— START OF Data lines —

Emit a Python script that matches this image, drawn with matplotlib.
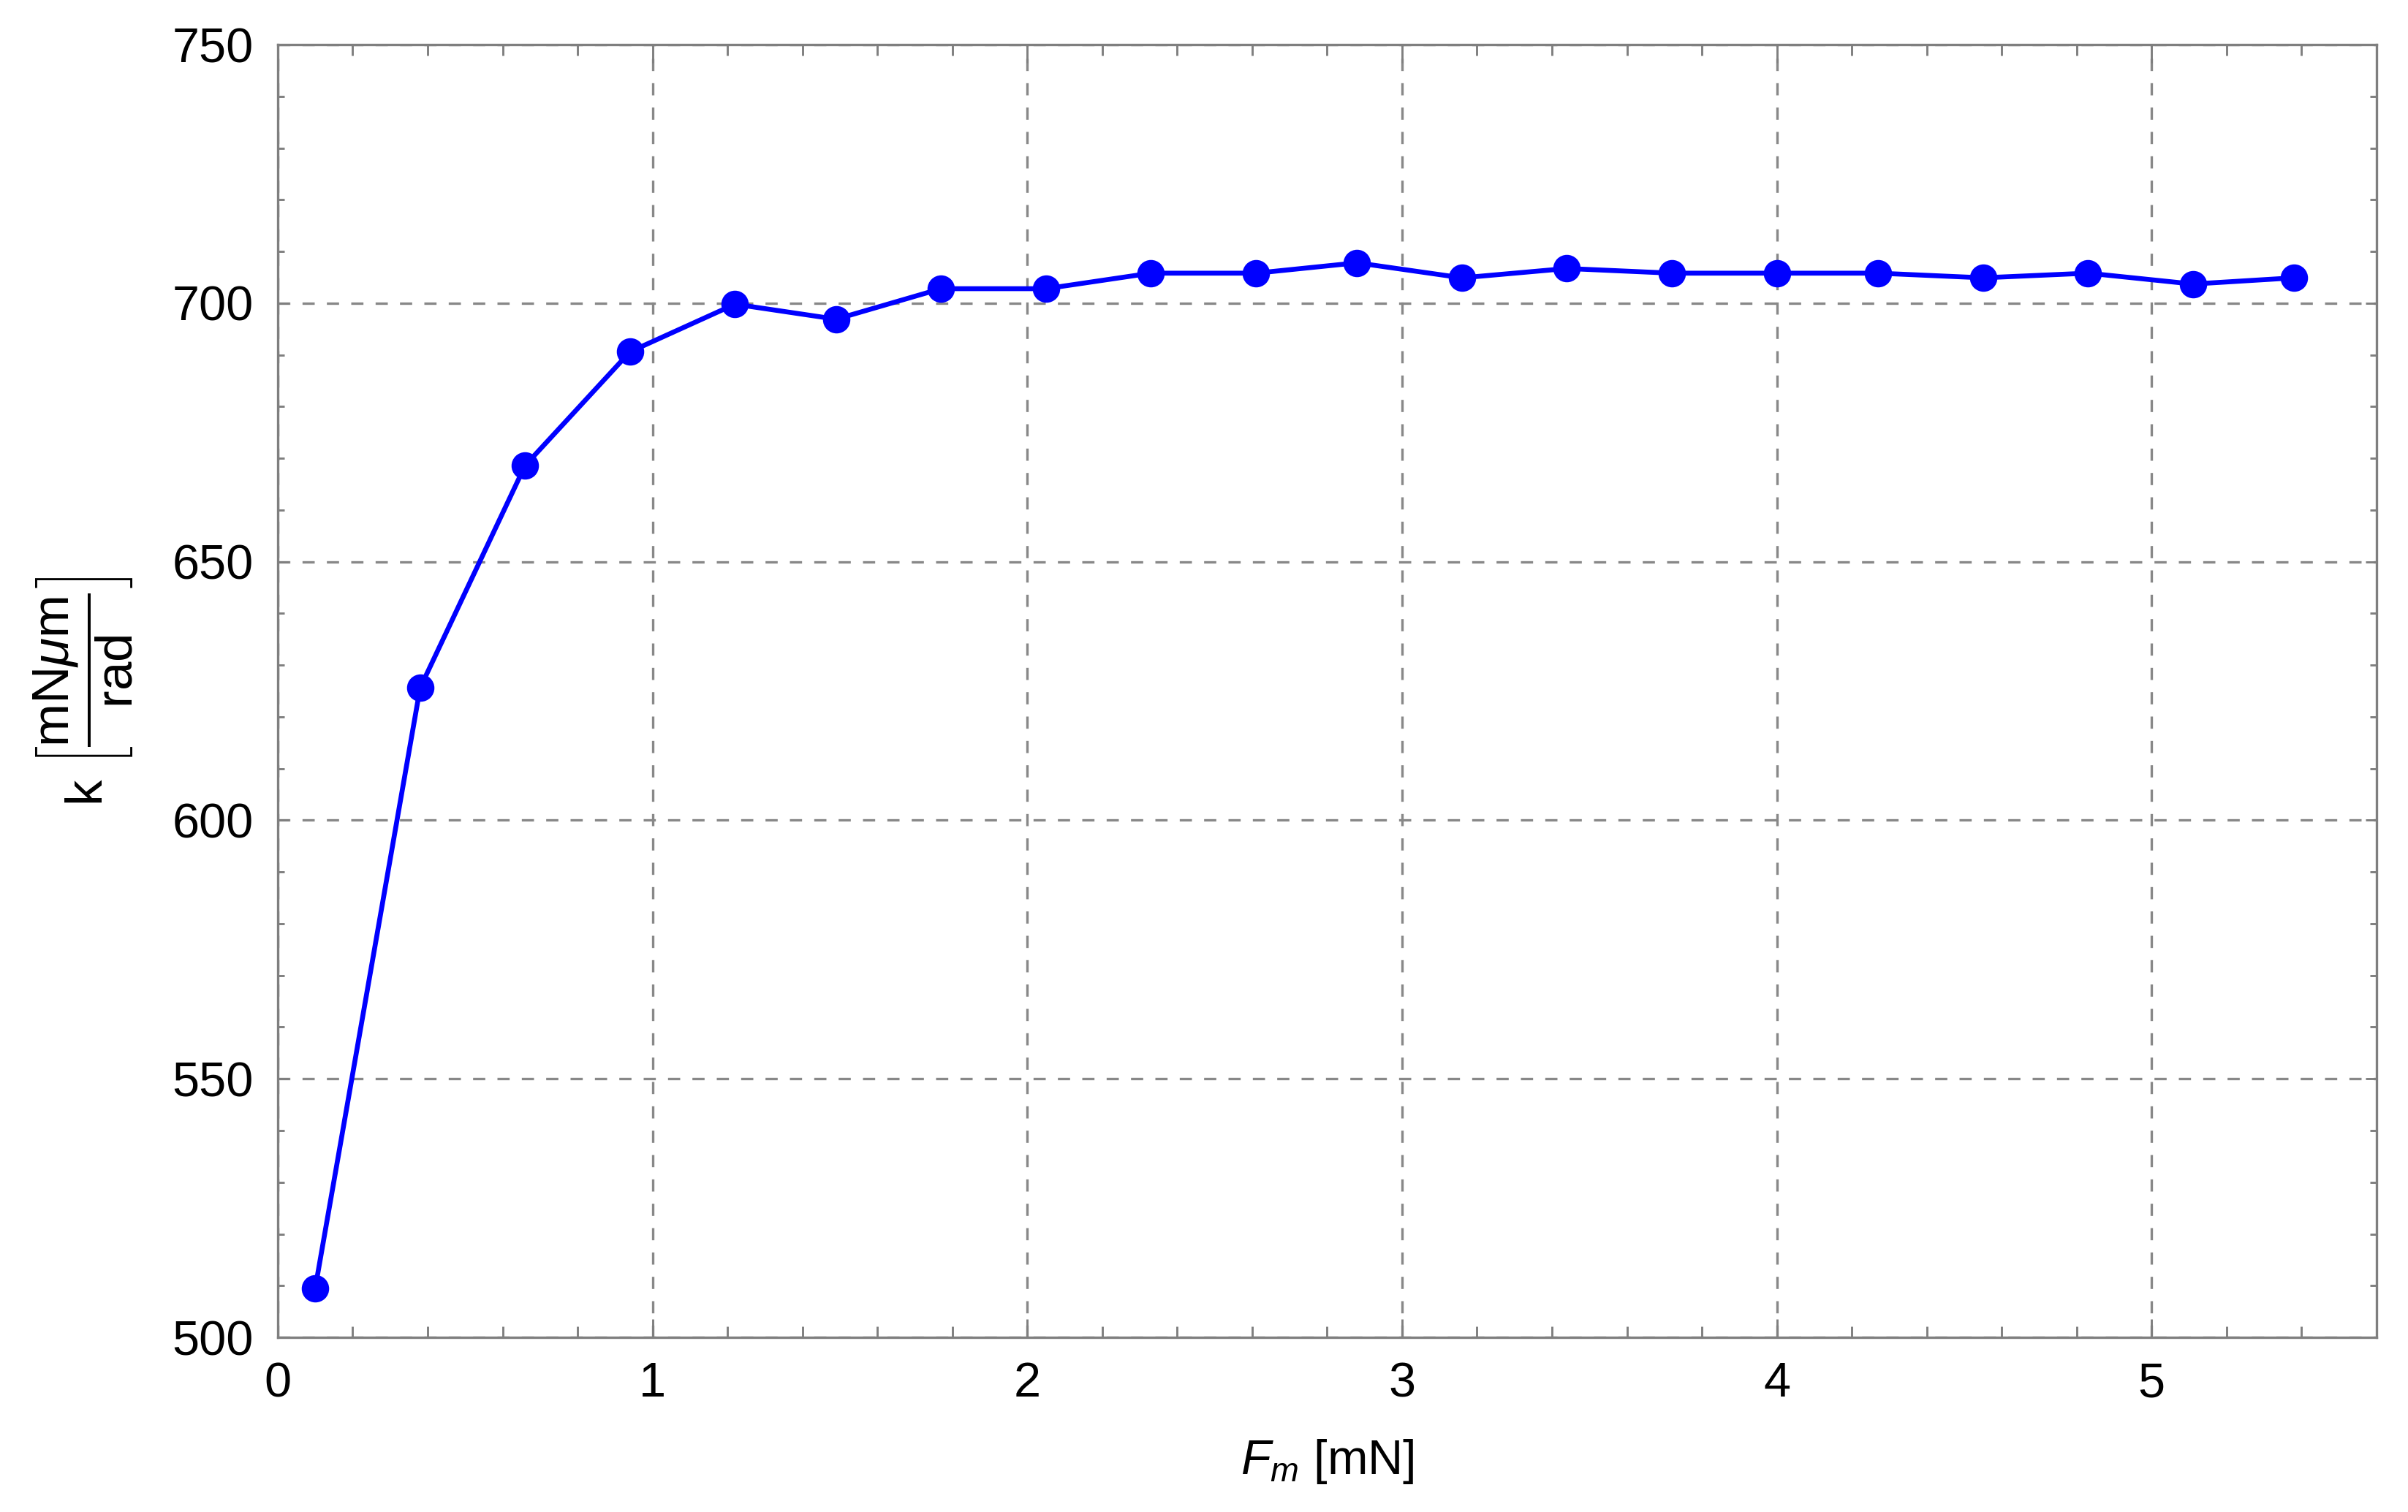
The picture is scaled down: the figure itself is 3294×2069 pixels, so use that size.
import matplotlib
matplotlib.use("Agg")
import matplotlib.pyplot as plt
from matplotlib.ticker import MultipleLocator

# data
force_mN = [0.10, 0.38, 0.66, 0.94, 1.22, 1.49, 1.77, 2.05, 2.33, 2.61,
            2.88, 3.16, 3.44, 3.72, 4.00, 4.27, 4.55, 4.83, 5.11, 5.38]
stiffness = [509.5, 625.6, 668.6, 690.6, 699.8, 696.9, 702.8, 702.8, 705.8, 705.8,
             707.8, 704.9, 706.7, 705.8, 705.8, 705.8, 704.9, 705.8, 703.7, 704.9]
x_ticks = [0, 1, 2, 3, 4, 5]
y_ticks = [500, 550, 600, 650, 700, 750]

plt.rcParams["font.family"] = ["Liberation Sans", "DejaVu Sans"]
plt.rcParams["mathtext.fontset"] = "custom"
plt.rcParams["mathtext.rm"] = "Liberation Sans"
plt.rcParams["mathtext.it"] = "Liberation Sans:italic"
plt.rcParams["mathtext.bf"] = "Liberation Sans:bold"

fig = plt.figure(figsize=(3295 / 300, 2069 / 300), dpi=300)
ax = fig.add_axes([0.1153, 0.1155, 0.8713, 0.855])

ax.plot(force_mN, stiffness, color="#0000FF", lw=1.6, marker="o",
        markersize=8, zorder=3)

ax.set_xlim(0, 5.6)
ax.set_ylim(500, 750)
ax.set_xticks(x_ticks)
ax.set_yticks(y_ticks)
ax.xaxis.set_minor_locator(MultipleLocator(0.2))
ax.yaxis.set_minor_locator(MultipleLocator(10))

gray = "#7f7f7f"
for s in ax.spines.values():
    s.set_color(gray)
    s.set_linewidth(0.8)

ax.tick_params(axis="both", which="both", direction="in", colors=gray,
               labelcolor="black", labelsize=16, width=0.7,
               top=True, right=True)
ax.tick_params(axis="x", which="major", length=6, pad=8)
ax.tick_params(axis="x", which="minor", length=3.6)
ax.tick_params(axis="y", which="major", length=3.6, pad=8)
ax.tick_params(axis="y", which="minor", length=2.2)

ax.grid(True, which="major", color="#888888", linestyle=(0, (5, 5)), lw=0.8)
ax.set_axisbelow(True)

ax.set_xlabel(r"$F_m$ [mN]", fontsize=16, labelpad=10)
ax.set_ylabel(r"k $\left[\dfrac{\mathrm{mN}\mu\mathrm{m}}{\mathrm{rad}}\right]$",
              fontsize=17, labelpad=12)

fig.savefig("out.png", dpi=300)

— END OF Data lines —

● **Set exercise**
Repeat, word for word and with no pictures, only the lines running from the beginning of the data to the line that contains "from matplotlib.ticker import MultipleLocator".

● **Result of the exercise**
Emit a Python script that matches this image, drawn with matplotlib.
The picture is scaled down: the figure itself is 3294×2069 pixels, so use that size.
import matplotlib
matplotlib.use("Agg")
import matplotlib.pyplot as plt
from matplotlib.ticker import MultipleLocator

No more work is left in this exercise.